[START OF Information supplied]

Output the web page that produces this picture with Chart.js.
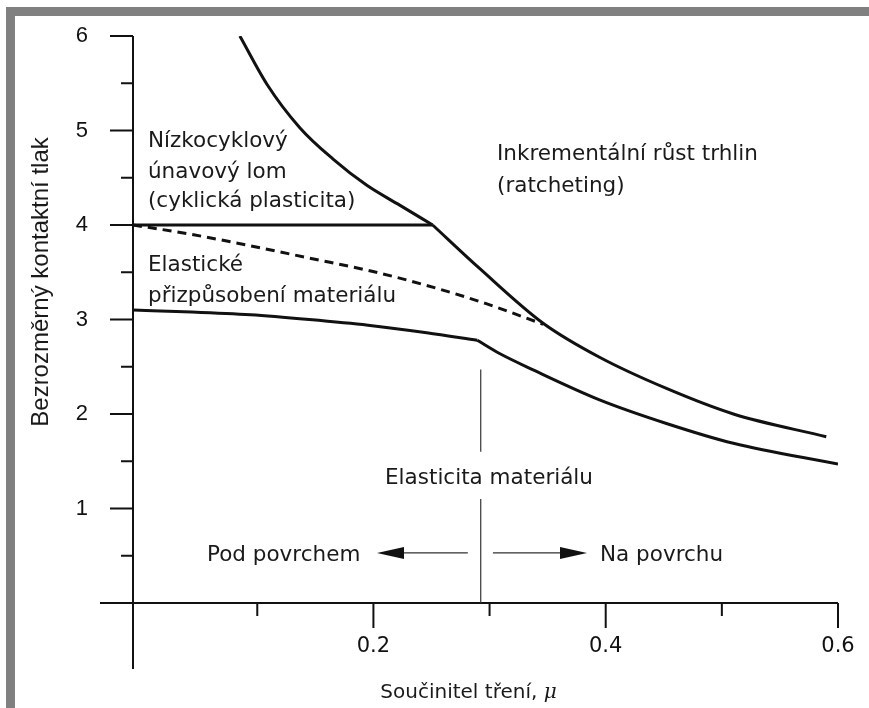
<!DOCTYPE html>
<html><head><meta charset="utf-8">
<script src="https://cdn.jsdelivr.net/npm/chart.js@4/dist/chart.umd.min.js"></script>
<style>html,body{margin:0;padding:0;background:#fff;}#wrap{position:relative;width:869px;height:708px;}</style>
</head><body><div id="wrap"><canvas id="c" width="869" height="708"></canvas></div>
<script>
// ---- data ----
const xTickLabels = ['0.2', '0.4', '0.6'];
const yTickLabels = ['1', '2', '3', '4', '5', '6'];
const xMin = -0.007, xMax = 0.6, yMin = 0, yMax = 6;

// ratcheting boundary (upper part, down to the kink)
const ratchetUpperMu = [0.085, 0.1083, 0.1366, 0.165, 0.1943, 0.2226, 0.251];
const ratchetUpperP  = [6.00, 5.49, 5.03, 4.70, 4.42, 4.21, 4.00];
// ratcheting boundary (lower part, after kink)
const ratchetLowerMu = [0.251, 0.2914, 0.3461, 0.3947, 0.4523, 0.5099, 0.5899];
const ratchetLowerP  = [4.00, 3.54, 2.96, 2.60, 2.27, 2.00, 1.76];
// plastic shakedown limit (horizontal line)
const plasticMu = [-0.007, 0.251];
const plasticP  = [4.00, 4.00];
// elastic shakedown (dashed)
const dashedMu = [-0.007, 0.0436, 0.0941, 0.1447, 0.1953, 0.2459, 0.2965, 0.3461];
const dashedP  = [4.00, 3.90, 3.78, 3.65, 3.52, 3.36, 3.17, 2.95];
// elastic limit (lower curve), two pieces
const elasticLeftMu  = [-0.007, 0.0436, 0.0941, 0.1447, 0.1953, 0.2459, 0.2894];
const elasticLeftP   = [3.10, 3.08, 3.05, 3.00, 2.94, 2.86, 2.78];
const elasticRightMu = [0.2894, 0.3086, 0.3370, 0.3947, 0.4523, 0.5099, 0.6000];
const elasticRightP  = [2.78, 2.64, 2.47, 2.15, 1.90, 1.69, 1.47];

// boundary between subsurface / surface
const boundaryMu = 0.2924;

const pts = (xs, ys) => xs.map((x, i) => ({x: x, y: ys[i]}));

const solid = {showLine: true, pointRadius: 0, borderColor: '#111', borderWidth: 3, fill: false, cubicInterpolationMode: 'monotone'};

const datasets = [
  Object.assign({label: 'ratchet1', data: pts(ratchetUpperMu, ratchetUpperP)}, solid),
  Object.assign({label: 'ratchet2', data: pts(ratchetLowerMu, ratchetLowerP)}, solid),
  Object.assign({label: 'plastic', data: pts(plasticMu, plasticP)}, solid),
  Object.assign({label: 'dashed', data: pts(dashedMu, dashedP), borderDash: [9, 6]}, solid),
  Object.assign({label: 'elastic1', data: pts(elasticLeftMu, elasticLeftP)}, solid),
  Object.assign({label: 'elastic2', data: pts(elasticRightMu, elasticRightP)}, solid)
];

const annFont = '21.5px "DejaVu Sans"';
const annotations = [
  {t: 'Nízkocyklový', x: 0.0059, y: 4.83},
  {t: 'únavový lom', x: 0.0059, y: 4.50},
  {t: '(cyklická plasticita)', x: 0.0059, y: 4.19},
  {t: 'Elastické', x: 0.0059, y: 3.51},
  {t: 'přizpůsobení materiálu', x: 0.0059, y: 3.19},
  {t: 'Inkrementální růst trhlin', x: 0.3064, y: 4.69},
  {t: '(ratcheting)', x: 0.3064, y: 4.35},
  {t: 'Elasticita materiálu', x: 0.2100, y: 1.26},
  {t: 'Pod povrchem', x: 0.0567, y: 0.445},
  {t: 'Na povrchu', x: 0.3951, y: 0.445}
];

const overlay = {
  id: 'overlay',
  beforeDraw(chart) {
    const c = chart.ctx;
    c.save();
    c.fillStyle = '#fff';
    c.fillRect(0, 0, chart.width, chart.height);
    c.fillStyle = '#808080';
    c.fillRect(6, 7, chart.width - 6, 9);
    c.fillRect(6, 7, 9, chart.height - 7);
    c.restore();
  },
  afterDraw(chart) {
    const c = chart.ctx, xs = chart.scales.x, ys = chart.scales.y;
    const X = v => xs.getPixelForValue(v), Y = v => ys.getPixelForValue(v);
    c.save();
    c.strokeStyle = '#111';
    c.lineWidth = 2;
    // axes
    c.beginPath();
    c.moveTo(X(xMin), Y(yMax)); c.lineTo(X(xMin), Y(0) + 66);
    c.moveTo(X(xMin) - 33, Y(0)); c.lineTo(X(xMax), Y(0));
    // y ticks
    for (let v = 0.5; v <= 6.001; v += 0.5) {
      const major = Math.abs(v - Math.round(v)) < 1e-6;
      c.moveTo(X(xMin) - (major ? 23 : 12), Y(v)); c.lineTo(X(xMin), Y(v));
    }
    // x ticks
    for (let k = 1; k <= 6; k++) {
      const v = k / 10, major = k % 2 === 0;
      c.moveTo(X(v), Y(0)); c.lineTo(X(v), Y(0) + (major ? 25 : 13));
    }
    c.stroke();

    // boundary vertical line
    c.strokeStyle = '#333';
    c.lineWidth = 1.2;
    c.beginPath();
    c.moveTo(X(boundaryMu), Y(2.47)); c.lineTo(X(boundaryMu), Y(1.60));
    c.moveTo(X(boundaryMu), Y(1.10)); c.lineTo(X(boundaryMu), Y(0));
    // arrow shafts
    c.moveTo(X(0.2813), Y(0.53)); c.lineTo(X(0.2206), Y(0.53));
    c.moveTo(X(0.3029), Y(0.53)); c.lineTo(X(0.3623), Y(0.53));
    c.stroke();
    // arrow heads
    c.fillStyle = '#111';
    const ay = Y(0.53);
    c.beginPath();
    c.moveTo(X(0.2031), ay); c.lineTo(X(0.2031) + 27, ay - 6); c.lineTo(X(0.2031) + 27, ay + 6); c.closePath();
    c.fill();
    c.beginPath();
    c.moveTo(X(0.3839), ay); c.lineTo(X(0.3839) - 27, ay - 6); c.lineTo(X(0.3839) - 27, ay + 6); c.closePath();
    c.fill();

    // annotations
    c.fillStyle = '#1a1a1a';
    c.font = annFont;
    c.textAlign = 'left';
    c.textBaseline = 'alphabetic';
    annotations.forEach(a => c.fillText(a.t, X(a.x), Y(a.y)));

    // axis titles
    c.font = '20px "DejaVu Sans"';
    c.textAlign = 'center';
    c.fillText('Součinitel tření, ', 462, 698);
    const w = c.measureText('Součinitel tření, ').width;
    c.font = 'italic 20px "DejaVu Serif"';
    c.textAlign = 'left';
    c.fillText('μ', 462 + w / 2, 698);

    c.translate(48, 282);
    c.rotate(-Math.PI / 2);
    c.font = '24px "Liberation Sans"';
    c.textAlign = 'center';
    c.fillText('Bezrozměrný kontaktní tlak', 0, 0);
    c.restore();
  }
};

new Chart(document.getElementById('c'), {
  type: 'scatter',
  data: {datasets: datasets},
  options: {
    responsive: false,
    animation: false,
    devicePixelRatio: 1,
    layout: {padding: {left: 0, right: 31, top: 36, bottom: 0}},
    plugins: {legend: {display: false}, tooltip: {enabled: false}},
    elements: {line: {borderCapStyle: 'butt'}},
    scales: {
      x: {
        type: 'linear', min: xMin, max: xMax,
        grid: {display: true, drawOnChartArea: false, drawTicks: true, tickLength: 31, tickColor: 'rgba(0,0,0,0)'},
        border: {display: false},
        afterFit: s => { s.height = 105; },
        afterBuildTicks: s => { s.ticks = [0.1, 0.2, 0.3, 0.4, 0.5, 0.6].map(v => ({value: v})); },
        ticks: {
          padding: 0, color: '#111',
          font: {family: '"DejaVu Sans"', size: 21},
          maxRotation: 0, autoSkip: false,
          callback: v => { const s = (Math.round(v * 10) / 10).toFixed(1); return xTickLabels.includes(s) ? s : ''; }
        }
      },
      y: {
        type: 'linear', min: yMin, max: yMax,
        grid: {display: true, drawOnChartArea: false, drawTicks: true, tickLength: 45, tickColor: 'rgba(0,0,0,0)'},
        border: {display: false},
        afterFit: s => { s.width = 133; },
        ticks: {
          stepSize: 0.5, padding: 0, color: '#111',
          font: {family: '"Liberation Sans"', size: 22},
          autoSkip: false,
          callback: v => { const s = String(Math.round(v * 10) / 10); return yTickLabels.includes(s) ? s : ''; }
        }
      }
    }
  },
  plugins: [overlay]
});
</script></body></html>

[END OF Information supplied]

Short task → Skip every picture and return the lines above from the top through the one that contains "const xMin = -0.007, xMax".

Solution to this exercise →
Output the web page that produces this picture with Chart.js.
<!DOCTYPE html>
<html><head><meta charset="utf-8">
<script src="https://cdn.jsdelivr.net/npm/chart.js@4/dist/chart.umd.min.js"></script>
<style>html,body{margin:0;padding:0;background:#fff;}#wrap{position:relative;width:869px;height:708px;}</style>
</head><body><div id="wrap"><canvas id="c" width="869" height="708"></canvas></div>
<script>
// ---- data ----
const xTickLabels = ['0.2', '0.4', '0.6'];
const yTickLabels = ['1', '2', '3', '4', '5', '6'];
const xMin = -0.007, xMax = 0.6, yMin = 0, yMax = 6;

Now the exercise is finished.